Your goal.
Please set down all the lines beneath this one exactly, without the pictures.

Collected data.
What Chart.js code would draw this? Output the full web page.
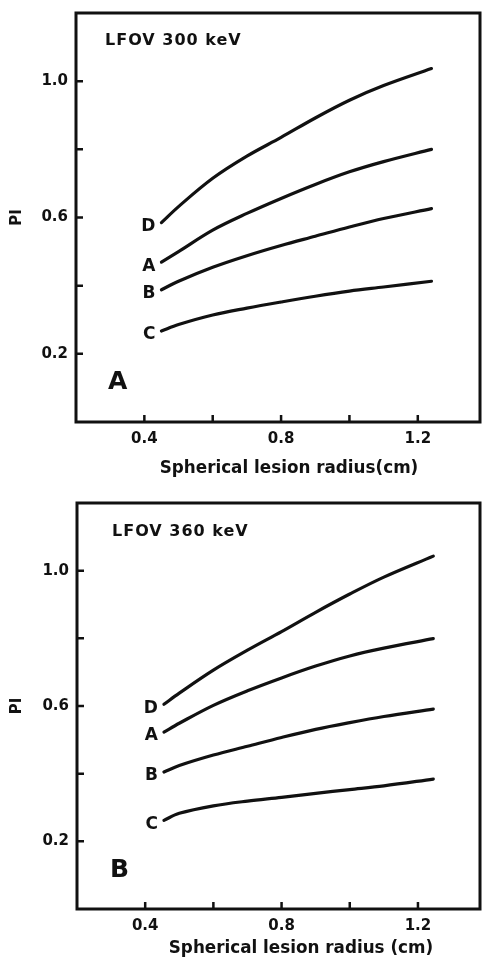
<!DOCTYPE html>
<html>
<head>
<meta charset="utf-8">
<script src="https://cdn.jsdelivr.net/npm/chart.js@4.4.0/dist/chart.umd.min.js"></script>
<style>
  html, body { margin: 0; padding: 0; background: #fff; overflow: hidden; }
  .panel { position: absolute; left: 0; width: 482px; }
  #top { top: 0; height: 481px; }
  #bottom { top: 481px; height: 482px; }
</style>
</head>
<body>
<div class="panel" id="top"><canvas id="chartA" width="482" height="481"></canvas></div>
<div class="panel" id="bottom"><canvas id="chartB" width="482" height="482"></canvas></div>
<script>
// panel A: LFOV 300 keV
const radius300 = [0.45, 0.5, 0.6, 0.7, 0.8, 0.9, 1.0, 1.1, 1.24];
const curveD300 = [0.585, 0.632, 0.715, 0.780, 0.835, 0.892, 0.944, 0.987, 1.037];
const curveA300 = [0.469, 0.500, 0.563, 0.612, 0.656, 0.697, 0.734, 0.764, 0.800];
const curveB300 = [0.388, 0.413, 0.454, 0.488, 0.518, 0.545, 0.572, 0.597, 0.626];
const curveC300 = [0.267, 0.286, 0.314, 0.334, 0.352, 0.369, 0.384, 0.396, 0.413];

// panel B: LFOV 360 keV
const radius360 = [0.455, 0.5, 0.6, 0.7, 0.8, 0.9, 1.0, 1.1, 1.245];
const curveD360 = [0.605, 0.638, 0.706, 0.765, 0.820, 0.877, 0.931, 0.981, 1.043];
const curveA360 = [0.523, 0.549, 0.602, 0.645, 0.683, 0.718, 0.748, 0.771, 0.799];
const curveB360 = [0.405, 0.424, 0.455, 0.481, 0.507, 0.531, 0.551, 0.569, 0.591];
const curveC360 = [0.262, 0.283, 0.305, 0.319, 0.330, 0.342, 0.353, 0.364, 0.384];

const curveNames = ["D", "A", "B", "C"];
const xTickValues = [0.4, 0.6, 0.8, 1.0, 1.2];
const xTickLabels = ["0.4", "0.8", "1.2"];
const yTickValues = [0.2, 0.4, 0.6, 0.8, 1.0];
const yTickLabels = ["0.2", "0.6", "1.0"];

const FONT = '"DejaVu Sans", sans-serif';
const INK = "#111";

const framePlugin = {
    id: "frame",
    afterDraw(chart, args, o) {
        const { ctx, chartArea: a, scales: { x, y } } = chart;
        ctx.save();
        ctx.strokeStyle = INK;
        ctx.lineWidth = 3;
        ctx.strokeRect(a.left, a.top, a.right - a.left, a.bottom - a.top);

        // inward tick marks
        ctx.lineWidth = 2.5;
        ctx.beginPath();
        x.ticks.forEach(t => {
            const px = x.getPixelForValue(t.value);
            ctx.moveTo(px, a.bottom);
            ctx.lineTo(px, a.bottom - 7);
        });
        y.ticks.forEach(t => {
            const py = y.getPixelForValue(t.value);
            ctx.moveTo(a.left, py);
            ctx.lineTo(a.left + 7, py);
        });
        ctx.stroke();

        ctx.fillStyle = INK;
        ctx.textBaseline = "middle";

        ctx.font = "bold 16px " + FONT;
        ctx.textAlign = "left";
        ctx.letterSpacing = "1px";
        ctx.fillText(o.title, a.left + o.titleDx, a.top + o.titleDy);
        ctx.letterSpacing = "0px";

        ctx.font = "bold 25px " + FONT;
        ctx.fillText(o.letter, a.left + o.letterDx, a.bottom + o.letterDy);

        ctx.font = "bold 16.8px " + FONT;
        ctx.textAlign = "center";
        ctx.fillText(o.xTitle, a.left + o.xTitleDx, a.bottom + o.xTitleDy);

        // curve names at the start of each curve
        ctx.font = "bold 17px " + FONT;
        ctx.textAlign = "right";
        chart.data.datasets.forEach((ds, i) => {
            const p = chart.getDatasetMeta(i).data[0];
            ctx.fillText(ds.label, p.x - 6, p.y + 4);
        });
        ctx.restore();
    }
};

function makeChart(id, radius, series, panel) {
    const datasets = series.map((vals, i) => ({
        label: curveNames[i],
        data: radius.map((r, j) => ({ x: r, y: vals[j] })),
        borderColor: INK,
        borderWidth: 3.2,
        borderCapStyle: "round",
        pointRadius: 0,
        fill: false,
        tension: 0.35
    }));

    return new Chart(document.getElementById(id), {
        type: "line",
        data: { datasets },
        plugins: [framePlugin],
        options: {
            responsive: false,
            animation: false,
            devicePixelRatio: 1,
            layout: { padding: { top: panel.top, right: 2, left: 0, bottom: 0 } },
            plugins: {
                legend: { display: false },
                tooltip: { enabled: false },
                frame: panel
            },
            scales: {
                x: {
                    type: "linear",
                    min: 0.2,
                    max: 1.382,
                    grid: { display: false, drawTicks: false },
                    border: { display: false },
                    afterBuildTicks: s => { s.ticks = xTickValues.map(v => ({ value: v })); },
                    afterFit: s => {
                        s.height = panel.height - panel.bottom;
                        s.paddingLeft = 0;
                        s.paddingRight = 0;
                    },
                    ticks: {
                        autoSkip: false,
                        maxRotation: 0,
                        padding: 8,
                        color: INK,
                        font: { family: FONT, size: 15, weight: "bold" },
                        callback: v => (xTickLabels.includes(v.toFixed(1)) ? v.toFixed(1) : "")
                    }
                },
                y: {
                    min: 0,
                    max: 1.2,
                    grid: { display: false, drawTicks: false },
                    border: { display: false },
                    afterBuildTicks: s => { s.ticks = yTickValues.map(v => ({ value: v })); },
                    afterFit: s => {
                        s.width = panel.left;
                        s.paddingTop = 0;
                        s.paddingBottom = 0;
                    },
                    title: {
                        display: true,
                        text: "PI",
                        color: INK,
                        padding: { top: 8, bottom: 0 },
                        font: { family: FONT, size: 15, weight: "bold" }
                    },
                    ticks: {
                        autoSkip: false,
                        padding: 8,
                        color: INK,
                        font: { family: FONT, size: 15, weight: "bold" },
                        callback: v => (yTickLabels.includes(v.toFixed(1)) ? v.toFixed(1) : "")
                    }
                }
            }
        }
    });
}

makeChart("chartA", radius300, [curveD300, curveA300, curveB300, curveC300], {
    title: "LFOV 300 keV", letter: "A",
    top: 13, left: 76, bottom: 422, height: 481,
    titleDx: 29, titleDy: 28, letterDx: 32, letterDy: -40,
    xTitle: "Spherical lesion radius(cm)", xTitleDx: 213, xTitleDy: 47
});

makeChart("chartB", radius360, [curveD360, curveA360, curveB360, curveC360], {
    title: "LFOV 360 keV", letter: "B",
    top: 22, left: 77, bottom: 428, height: 482,
    titleDx: 35, titleDy: 29, letterDx: 33, letterDy: -39,
    xTitle: "Spherical lesion radius (cm)", xTitleDx: 224, xTitleDy: 40
});
</script>
</body>
</html>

Full solution.
What Chart.js code would draw this? Output the full web page.
<!DOCTYPE html>
<html>
<head>
<meta charset="utf-8">
<script src="https://cdn.jsdelivr.net/npm/chart.js@4.4.0/dist/chart.umd.min.js"></script>
<style>
  html, body { margin: 0; padding: 0; background: #fff; overflow: hidden; }
  .panel { position: absolute; left: 0; width: 482px; }
  #top { top: 0; height: 481px; }
  #bottom { top: 481px; height: 482px; }
</style>
</head>
<body>
<div class="panel" id="top"><canvas id="chartA" width="482" height="481"></canvas></div>
<div class="panel" id="bottom"><canvas id="chartB" width="482" height="482"></canvas></div>
<script>
// panel A: LFOV 300 keV
const radius300 = [0.45, 0.5, 0.6, 0.7, 0.8, 0.9, 1.0, 1.1, 1.24];
const curveD300 = [0.585, 0.632, 0.715, 0.780, 0.835, 0.892, 0.944, 0.987, 1.037];
const curveA300 = [0.469, 0.500, 0.563, 0.612, 0.656, 0.697, 0.734, 0.764, 0.800];
const curveB300 = [0.388, 0.413, 0.454, 0.488, 0.518, 0.545, 0.572, 0.597, 0.626];
const curveC300 = [0.267, 0.286, 0.314, 0.334, 0.352, 0.369, 0.384, 0.396, 0.413];

// panel B: LFOV 360 keV
const radius360 = [0.455, 0.5, 0.6, 0.7, 0.8, 0.9, 1.0, 1.1, 1.245];
const curveD360 = [0.605, 0.638, 0.706, 0.765, 0.820, 0.877, 0.931, 0.981, 1.043];
const curveA360 = [0.523, 0.549, 0.602, 0.645, 0.683, 0.718, 0.748, 0.771, 0.799];
const curveB360 = [0.405, 0.424, 0.455, 0.481, 0.507, 0.531, 0.551, 0.569, 0.591];
const curveC360 = [0.262, 0.283, 0.305, 0.319, 0.330, 0.342, 0.353, 0.364, 0.384];

const curveNames = ["D", "A", "B", "C"];
const xTickValues = [0.4, 0.6, 0.8, 1.0, 1.2];
const xTickLabels = ["0.4", "0.8", "1.2"];
const yTickValues = [0.2, 0.4, 0.6, 0.8, 1.0];
const yTickLabels = ["0.2", "0.6", "1.0"];

const FONT = '"DejaVu Sans", sans-serif';
const INK = "#111";

const framePlugin = {
    id: "frame",
    afterDraw(chart, args, o) {
        const { ctx, chartArea: a, scales: { x, y } } = chart;
        ctx.save();
        ctx.strokeStyle = INK;
        ctx.lineWidth = 3;
        ctx.strokeRect(a.left, a.top, a.right - a.left, a.bottom - a.top);

        // inward tick marks
        ctx.lineWidth = 2.5;
        ctx.beginPath();
        x.ticks.forEach(t => {
            const px = x.getPixelForValue(t.value);
            ctx.moveTo(px, a.bottom);
            ctx.lineTo(px, a.bottom - 7);
        });
        y.ticks.forEach(t => {
            const py = y.getPixelForValue(t.value);
            ctx.moveTo(a.left, py);
            ctx.lineTo(a.left + 7, py);
        });
        ctx.stroke();

        ctx.fillStyle = INK;
        ctx.textBaseline = "middle";

        ctx.font = "bold 16px " + FONT;
        ctx.textAlign = "left";
        ctx.letterSpacing = "1px";
        ctx.fillText(o.title, a.left + o.titleDx, a.top + o.titleDy);
        ctx.letterSpacing = "0px";

        ctx.font = "bold 25px " + FONT;
        ctx.fillText(o.letter, a.left + o.letterDx, a.bottom + o.letterDy);

        ctx.font = "bold 16.8px " + FONT;
        ctx.textAlign = "center";
        ctx.fillText(o.xTitle, a.left + o.xTitleDx, a.bottom + o.xTitleDy);

        // curve names at the start of each curve
        ctx.font = "bold 17px " + FONT;
        ctx.textAlign = "right";
        chart.data.datasets.forEach((ds, i) => {
            const p = chart.getDatasetMeta(i).data[0];
            ctx.fillText(ds.label, p.x - 6, p.y + 4);
        });
        ctx.restore();
    }
};

function makeChart(id, radius, series, panel) {
    const datasets = series.map((vals, i) => ({
        label: curveNames[i],
        data: radius.map((r, j) => ({ x: r, y: vals[j] })),
        borderColor: INK,
        borderWidth: 3.2,
        borderCapStyle: "round",
        pointRadius: 0,
        fill: false,
        tension: 0.35
    }));

    return new Chart(document.getElementById(id), {
        type: "line",
        data: { datasets },
        plugins: [framePlugin],
        options: {
            responsive: false,
            animation: false,
            devicePixelRatio: 1,
            layout: { padding: { top: panel.top, right: 2, left: 0, bottom: 0 } },
            plugins: {
                legend: { display: false },
                tooltip: { enabled: false },
                frame: panel
            },
            scales: {
                x: {
                    type: "linear",
                    min: 0.2,
                    max: 1.382,
                    grid: { display: false, drawTicks: false },
                    border: { display: false },
                    afterBuildTicks: s => { s.ticks = xTickValues.map(v => ({ value: v })); },
                    afterFit: s => {
                        s.height = panel.height - panel.bottom;
                        s.paddingLeft = 0;
                        s.paddingRight = 0;
                    },
                    ticks: {
                        autoSkip: false,
                        maxRotation: 0,
                        padding: 8,
                        color: INK,
                        font: { family: FONT, size: 15, weight: "bold" },
                        callback: v => (xTickLabels.includes(v.toFixed(1)) ? v.toFixed(1) : "")
                    }
                },
                y: {
                    min: 0,
                    max: 1.2,
                    grid: { display: false, drawTicks: false },
                    border: { display: false },
                    afterBuildTicks: s => { s.ticks = yTickValues.map(v => ({ value: v })); },
                    afterFit: s => {
                        s.width = panel.left;
                        s.paddingTop = 0;
                        s.paddingBottom = 0;
                    },
                    title: {
                        display: true,
                        text: "PI",
                        color: INK,
                        padding: { top: 8, bottom: 0 },
                        font: { family: FONT, size: 15, weight: "bold" }
                    },
                    ticks: {
                        autoSkip: false,
                        padding: 8,
                        color: INK,
                        font: { family: FONT, size: 15, weight: "bold" },
                        callback: v => (yTickLabels.includes(v.toFixed(1)) ? v.toFixed(1) : "")
                    }
                }
            }
        }
    });
}

makeChart("chartA", radius300, [curveD300, curveA300, curveB300, curveC300], {
    title: "LFOV 300 keV", letter: "A",
    top: 13, left: 76, bottom: 422, height: 481,
    titleDx: 29, titleDy: 28, letterDx: 32, letterDy: -40,
    xTitle: "Spherical lesion radius(cm)", xTitleDx: 213, xTitleDy: 47
});

makeChart("chartB", radius360, [curveD360, curveA360, curveB360, curveC360], {
    title: "LFOV 360 keV", letter: "B",
    top: 22, left: 77, bottom: 428, height: 482,
    titleDx: 35, titleDy: 29, letterDx: 33, letterDy: -39,
    xTitle: "Spherical lesion radius (cm)", xTitleDx: 224, xTitleDy: 40
});
</script>
</body>
</html>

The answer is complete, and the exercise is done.